Get Fast Answers to Your Legal Questions
Understand Your Options
When it comes to choosing a legal structure for your small business, there are several options to consider. Each organizational form has its own benefits and drawbacks. Your decision should reflect your aspirations as well as your concerns about future growth.
Choose The Best Structure
Your business goals, financial situation and industry regulations all play a role in determining the best corporate structure for you. Before you start your company, it is best to set up an appointment with us to review your options.
Our Success = Your Success
Our business lawyers can help you weigh the pros and cons of each option and make an informed decision that aligns with your goals and objectives. We can also help you update your legal structure if your circumstances have changed.
Benefits And Drawbacks Of Typical Business Structures
Our experienced Florida business law attorneys can provide in-depth counsel on which legal structure offers the most benefits and the fewest drawbacks for your organization. Some common business structures include:
- Sole proprietorship: Simple and straightforward, but offers no personal liability protection.
- Partnership: Involves two or more people sharing profits, losses, and liabilities.
- Limited liability company (LLC): Offers liability protection with flexible tax options.
- Corporation: Provides strong liability protection but involves more regulations and tax requirements.
- S Corporation: Offers tax benefits while maintaining liability protection.
Business entity selection is just one of the spectrum of services we offer to business owners in Southwest Florida. Once you have selected the legal structure of your business, we can assist you with contract drafting and review; mediating and litigating business disputes; creating employment contracts; and buying or selling a business.
Factors Influencing Business Entity Choices
Future Considerations
The structure of your new small business can significantly impact liability, taxation and future growth plans. The legal structure of your business can have a significant impact on your liability, taxation and plans for future growth.

Three Key Questions To Answer
Before you choose your structure, you must know:
- Liability: Will you be personally responsible for business debts and obligations?
- Taxation: How will your business income be taxed, and what are the implications for your personal finances?
- Future growth: Will your chosen structure allow for easy expansion or changes in ownership?
Trust Our Proactive, Accessible Attorneys
These are just a few of the critical factors to consider when choosing a legal structure for your small business. You can reach out to our attorneys any time to access our guidance. We are available 24/7, enabling you to make informed decisions and maintain focus on your business.
Frequently Asked Questions On Choosing A Legal Structure For Your Small Business
What is the difference between an LLC, a C-Corp and an S-Corp for a Florida small business?
The key differences include:
- LLC: This is a flexible business structure that allows owners to manage the company with fewer formal requirements while still maintaining legal separation between personal and business assets.
- C-Corp: This is a fully separate legal entity from its owners. It provides strong liability protection, but subjects profits to corporate taxation and potential double taxation when dividends are distributed.

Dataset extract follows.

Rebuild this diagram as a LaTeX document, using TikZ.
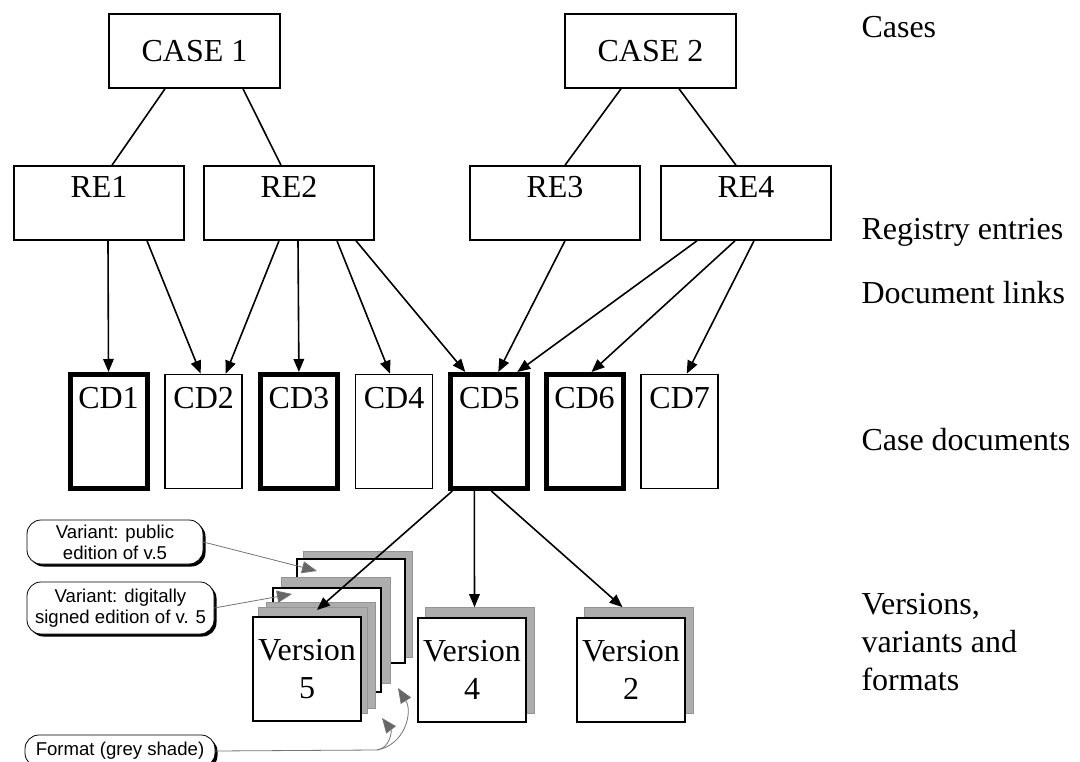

It is highly scalable because it allows unlimited shareholders and multiple classes of stock, making it attractive for larger businesses or those seeking outside investors.

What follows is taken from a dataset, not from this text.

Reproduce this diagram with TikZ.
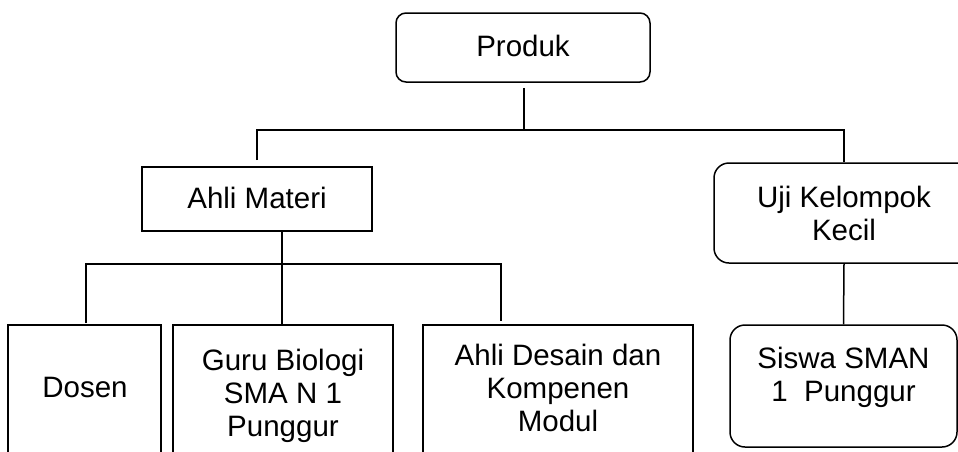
\documentclass[tikz,border=0pt]{standalone}
\usepackage{fontspec}
\setmainfont{Liberation Sans}
\begin{document}
\begin{tikzpicture}[x=1pt,y=-1pt,
  every node/.style={font=\fontsize{29.5}{33}\selectfont},
  box/.style={draw=black,line width=1.5pt,rectangle,inner sep=0pt},
  rbox/.style={box,rounded corners=#1},
  lbl/.style={align=center,inner sep=0pt},
  conn/.style={draw=black,line width=1.5pt}]
\useasboundingbox (0,0) rectangle (958,451);
\clip (0,0) rectangle (958,451);
% boxes
\node[rbox=10pt,minimum width=254,minimum height=69] (produk) at (523,47.5) {\raisebox{4pt}{Produk}};
\node[box,minimum width=230,minimum height=64] (ahli) at (257,199) {\raisebox{3pt}{Ahli Materi}};
\node[rbox=15pt,minimum width=260,minimum height=100,lbl] (uji) at (844,213) {Uji Kelompok\\Kecil};
\node[box,minimum width=153,minimum height=160] (dosen) at (84.5,405) {};
\node[box,minimum width=220,minimum height=160] (guru) at (283,405) {};
\node[box,minimum width=270,minimum height=160] (desain) at (558,405) {};
\node[rbox=15pt,minimum width=227,minimum height=122] (siswa) at (843.5,386) {};
% texts
\node[lbl] (tdosen) at (85,387) {Dosen};
\node[lbl] (tguru) at (283,396) {Guru Biologi\\SMA N 1\\Punggur};
\node[lbl] (tdesain) at (558,388) {Ahli Desain dan\\Kompenen\\Modul};
\node[lbl] (tsiswa) at (843.5,377) {Siswa SMAN\\1~~Punggur};
% junctions
\coordinate (j1) at (524,130);
\coordinate (j2) at (282,264);
\coordinate (ahlitop) at (257,160);
\coordinate (desaintop) at (501,321);
\coordinate (dosentop) at (86,323);
% connectors
\draw[conn] ([yshift=-5pt]produk.south -| j1) -- (j1);
\draw[conn] (ahlitop) |- (j1) -| (uji.north);
\draw[conn] (ahli.south -| j2) -- (j2);
\draw[conn] (dosentop) |- (j2) -| (desaintop);
\draw[conn] (j2) -- (j2 |- guru.north);
\draw[conn] (uji.south) -- (siswa.north);
\end{tikzpicture}
\end{document}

- S-Corp: This is a tax election, not a separate business entity. Instead, it is a tax status that an eligible business can choose by filing with the IRS. It allows profits to pass directly to shareholders, avoiding corporate-level taxation while still maintaining liability protection. However, it comes with restrictions that make it more structured than an LLC but less flexible than a C-Corp.
An attorney can help ensure you choose a business structure that aligns with your long-term flexibility and goals.
Which business structure provides the strongest protection for my personal assets?
An LLC or a C-Corporation provides the strongest protection because both create a legal separation between the owner and the business.
This separation helps shield personal assets such as a home or savings from business liabilities, provided compliance requirements are met.
Can I change my business structure later if my company grows or adds new partners?
Yes, a business structure can be changed as the company grows or adds partners. However, the process depends on the current structure and the one being adopted.
Many businesses transition from sole proprietorships or LLCs into corporations for tax or investment reasons.
How does my choice of legal structure affect the way I pay state and federal taxes?
Legal structure determines how income is taxed and reported. LLCs and S-Corps usually use pass-through taxation, meaning profits are taxed on personal returns.
On the other hand, C-Corps pay corporate taxes first, and shareholders may also be taxed on dividends, creating double taxation in some cases. Sole proprietors report all income directly on personal tax returns.
Is a sole proprietorship or general partnership a safe option for a new business owner?
A sole proprietorship or general partnership is easy to start but offers limited liability protection. This means personal assets may be at risk.
These structures are often suitable for very small or low-risk businesses, but they may not provide adequate protection as the business grows.